On Friday, officials at the Vatican Embassy in Washington, D.C., and in Rome received a letter from Seattle area survivors of child sexual abuse and their advocates.
They’re asking top officials to investigate leadership at the Archdiocese of Seattle for withholding documents related to sexual abuse allegations against its clergy members.
The letter follows a lawsuit filed by Attorney General Bob Ferguson in May, an effort to compel the Seattle Archdiocese to turn over documents related to those sexual abuse allegations for a state investigation.
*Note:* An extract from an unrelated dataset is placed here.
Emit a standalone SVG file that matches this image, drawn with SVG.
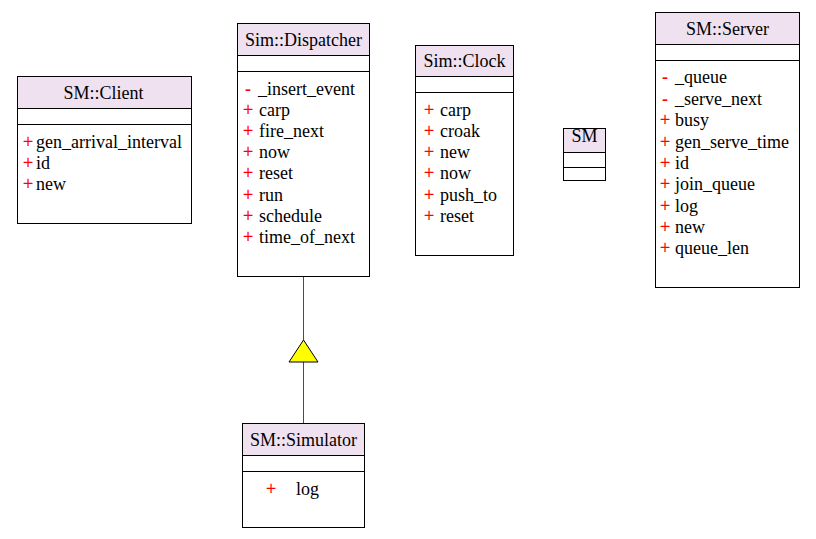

"The Church has more information than is shared with the public," Ferguson said at a press conference about the lawsuit. "It has released names, but has not released its files on these abusive priests. No one has read files. The purpose of our investigation is to uncover whether the Church has misused charitable trust funds to cover up systemic sexual abuse and shield abuse of priests."
But a King County Superior Court judge sided with the Archdiocese on Friday, ruling that the Attorney General’s Office did not have the jurisdiction to subpoena those records.
Judge Michael Scott cited the Church’s religious exemption from state charitable trust laws — the core argument made by Seattle Archbishop Paul Etienne and Archdiocese attorneys.
"This case is about requiring our elected officials to respect the limitations on their authority that are imposed by law. And that limitation is present in the religious exemption from charitable trusts,” said Archdiocese attorney Theresa DeMonte during the hearing.
Kristin Beneski, First Assistant Attorney General, argued that the Church is using the law to hide behind accountability.
“They say they have complete and total immunity, but … our [state] Constitution does not allow religious organizations to claim legal immunity for secular conduct,” she said. “That violates the law."
The letter sent to the Catholic Church’s top brass on Friday was signed by members of the Catholic Accountability Project, a consortium of advocates for victims of clergy sexual abuse. At a press conference Thursday, advocates said they want full transparency from Church leadership.
“We want to know our stories, we need to know our stories,” said 84-year-old Mary Dispenza, a survivor of abuse in California.
“I grew up in the Diocese of Los Angeles, and they ultimately did the right thing,” she continued. “They have freed the stories. And it made a difference to me just as a survivor to see my stories and also to understand the cover ups of the Church. It's given me the energy I bring today, to fight for this to happen.”
The Seattle Archdiocese has answered to multiple child sexual abuse claims, paying tens of millions of dollars to settle allegations involving hundreds of victims. In 2016, the Seattle Archdiocese released the names of 77 Catholic clergy or religious order members accused of sexually abusing children. Those on the list served or lived in Western Washington between 1923 and 2008.
In 2019, the Seattle Archdiocese implemented its own measure meant to hold accountable clergy participating in and covering up child sexual abuse. That procedure, the Archdiocese said, is meant to align with Catholic Church canon law, and involves a third-party complaint intake process.
This week, the Catholic Accountability Project handed off to the Attorney General’s Office thousands of whistleblower documents connected to statewide clergy sexual abuse allegations. Those documents, advocates say, are the kind of files Church leaders across the state have failed to turn over to the Attorney General’s Office.
81-year-old Reverend James Connell, a retired Catholic priest from the Archdiocese of Milwaukee, helped pen the letter sent to the Vatican Friday. He said the Seattle Archdiocese is getting in the way of justice for survivors by not cooperating with the Attorney General's investigation.
“I am very much concerned that the Church has been [putting this off for] so many years, so long, so long, so long, and this doesn't get resolved,” Connell said.
In the worst case scenario, he said, Vatican politics, bureaucracy, and secrecy could get in the way of advocates’ request for an administrative investigation.
“The issue needs to be really focused in the civil courts, not the Church court. And obstruction of justice is the issue," he said.
Ferguson's office said they plan to file a motion to appeal Judge Scott's decision.